Monster Lotería (Fri., March 18, 8 p.m., $5, Space 1026, 1026 Arch St.) Small Change hosts traveling filmmakers Jim Finn and Arthur Jones for an evening of Chicagoan shorts. Finn couples video and found footage with pop music, often in Spanish, for a dichotomous effect that grows repetitious over the course of a 45-minute program, although the pairing of Leonard Nimoy's "The Ballad of Bilbo Baggins" with clips of Fidel Castro is some kind of inspired. Only some of Jones' program, which includes a pair of PowerPoint presentations, was available for preview, but Monster Team, a series of animated shorts featuring the mundane adventures of Wolfman, Caveman, Mummy, et al (they order pizza! they take phone calls!), suffers from redundancy and the sense that any Adult Swim viewer knows the punchline halfway through the joke.

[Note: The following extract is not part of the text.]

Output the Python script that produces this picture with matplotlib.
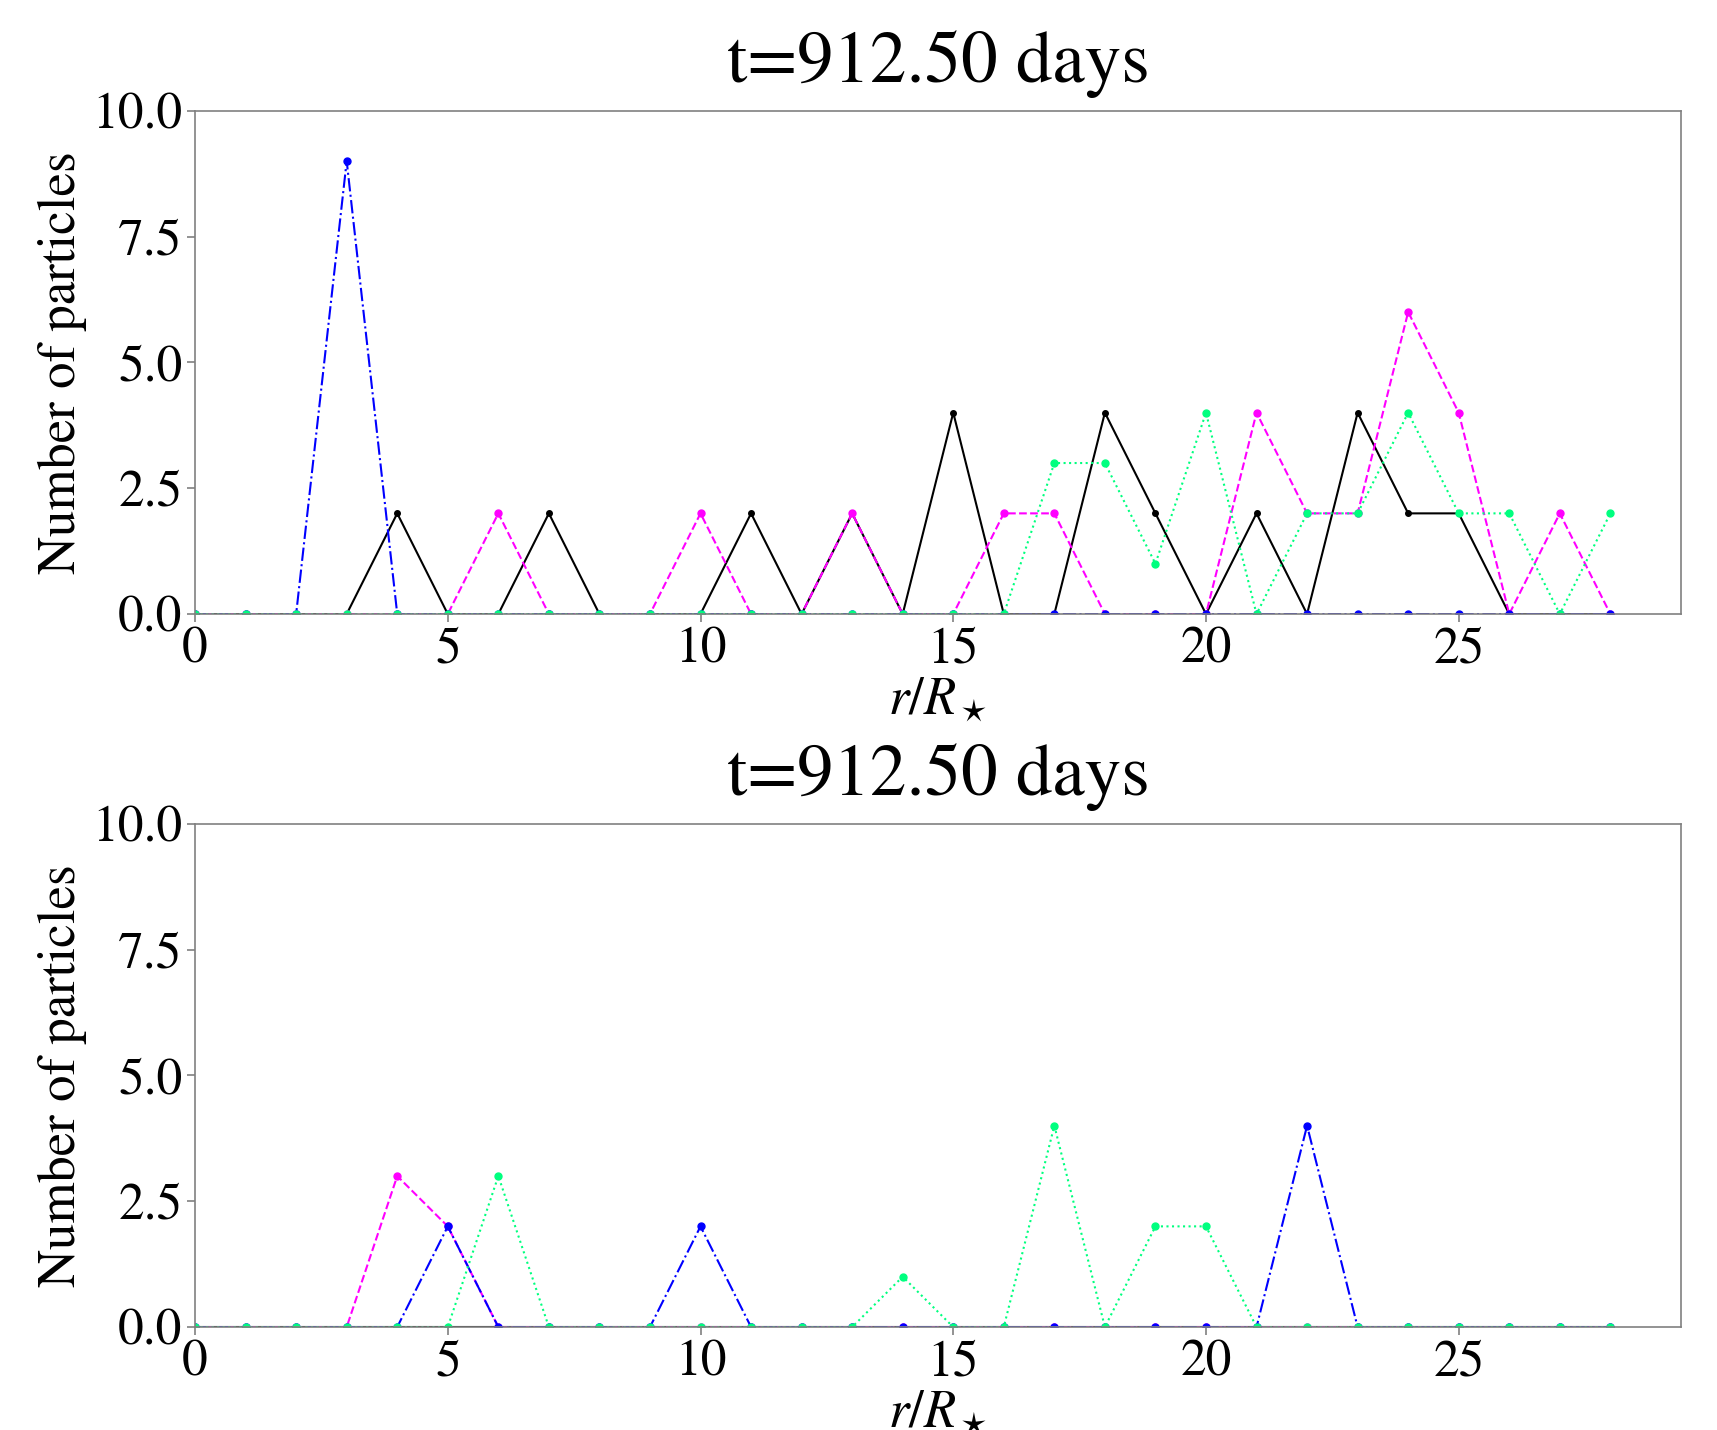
import matplotlib
matplotlib.use("Agg")
import matplotlib.pyplot as plt
import numpy as np

plt.rcParams["font.family"] = ["STIXGeneral", "Liberation Serif", "DejaVu Serif"]
plt.rcParams["mathtext.fontset"] = "stix"

# radial bins r/R_star
r = np.arange(0, 29)

# top panel counts
top_black = [0, 0, 0, 0, 2, 0, 0, 2, 0, 0, 0, 2, 0, 2, 0, 4, 0, 0, 4, 2, 0, 2, 0, 4, 2, 2, 0, 0, 0]
top_magenta = [0, 0, 0, 0, 0, 0, 2, 0, 0, 0, 2, 0, 0, 2, 0, 0, 2, 2, 0, 0, 0, 4, 2, 2, 6, 4, 0, 2, 0]
top_blue = [0, 0, 0, 9, 0, 0, 0, 0, 0, 0, 0, 0, 0, 0, 0, 0, 0, 0, 0, 0, 0, 0, 0, 0, 0, 0, 0, 0, 0]
top_green = [0, 0, 0, 0, 0, 0, 0, 0, 0, 0, 0, 0, 0, 0, 0, 0, 0, 3, 3, 1, 4, 0, 2, 2, 4, 2, 2, 0, 2]

# bottom panel counts
bot_black = [0] * 29
bot_magenta = [0, 0, 0, 0, 3, 2, 0, 0, 0, 0, 0, 0, 0, 0, 0, 0, 0, 0, 0, 0, 0, 0, 0, 0, 0, 0, 0, 0, 0]
bot_blue = [0, 0, 0, 0, 0, 2, 0, 0, 0, 0, 2, 0, 0, 0, 0, 0, 0, 0, 0, 0, 0, 0, 4, 0, 0, 0, 0, 0, 0]
bot_green = [0, 0, 0, 0, 0, 0, 3, 0, 0, 0, 0, 0, 0, 0, 1, 0, 0, 4, 0, 2, 2, 0, 0, 0, 0, 0, 0, 0, 0]

title = "t=912.50 days"

fig = plt.figure(figsize=(17.17, 14.30), dpi=100)
ax1 = fig.add_axes([0.1136, 0.5706, 0.8655, 0.352])
ax2 = fig.add_axes([0.1136, 0.072, 0.8655, 0.352])


def draw(ax, black, magenta, blue, green):
    ax.plot(r, black, color="black", linestyle="-", marker="o", markersize=4, linewidth=1.5)
    ax.plot(r, magenta, color="magenta", linestyle="--", marker="o", markersize=5, linewidth=1.5)
    ax.plot(r, blue, color="blue", linestyle="-.", marker="o", markersize=5, linewidth=1.5)
    ax.plot(r, green, color="springgreen", linestyle=":", marker="o", markersize=5, linewidth=1.5)
    ax.set_xlim(0, 29.4)
    ax.set_ylim(0, 10)
    ax.set_yticks([0, 2.5, 5.0, 7.5, 10.0])
    ax.set_yticklabels(["0.0", "2.5", "5.0", "7.5", "10.0"])
    ax.set_xticks([0, 5, 10, 15, 20, 25])
    ax.tick_params(labelsize=37, colors="gray", labelcolor="black", length=6, width=1.2, pad=3)
    for s in ax.spines.values():
        s.set_color("gray")
        s.set_linewidth(1.2)
    ax.set_title(title, fontsize=52.5, pad=21)
    ax.set_ylabel("Number of particles", fontsize=38, labelpad=4)
    ax.set_xlabel(r"$r/R_\star$", fontsize=38, labelpad=3)


draw(ax1, top_black, top_magenta, top_blue, top_green)
draw(ax2, bot_black, bot_magenta, bot_blue, bot_green)

fig.savefig("out.png", dpi=100)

Vietnam Revisited (March 1631, County, Ambler and Bryn Mawr Theaters, www.countytheater.org) The County/Ambler/Bryn Mawr triumvirate presents screenings of A Soldier's Sweetheart, the little-seen 1998 adaptation of Tim O'Brien's The Things They Carried (shown on VHS) and Barbara Sonneborn's awe-inspiring documentary Regret to Inform, in which Sonneborn, whose husband was killed during the Vietnam War, travels to Vietnam and shares her grief with Vietnamese women who lost husbands on the other side of the conflict. Military film historian Martin Novelli's keynote lecture is March 23 and 24 at Bryn Mawr and Ambler, respectively.
Misc. Picks Sundance Channel fetes Claude Chabrol with three of his films and the new documentary Claude Chabrol: L'Artisan (Thu., Fri. and March 31). The Colonial runs Meet Me in St. Louis (Sat., 2 p.m.) and Spartacus (Sun., 2 p.m.), and the Jewish Film Festival reprises the snowed-out Dziga and his Brothers (Mon., 7 p.m.). Filmon Mebrahtu, whose documentaries on Philadelphia's African community are growing into an invaluable archive, unveils his latest work in progress, Circle Diaries (Mon., 7 p.m.), the story of three Sudanese teenagers who filmed their own efforts to make a new life in Philadelphia, at Penn's Logan Hall (249 S. Sixth St.). Inspired by film and returning to it, the musical Reefer Madness gets an advance screening at The Bridge (Tue., 7 p.m.).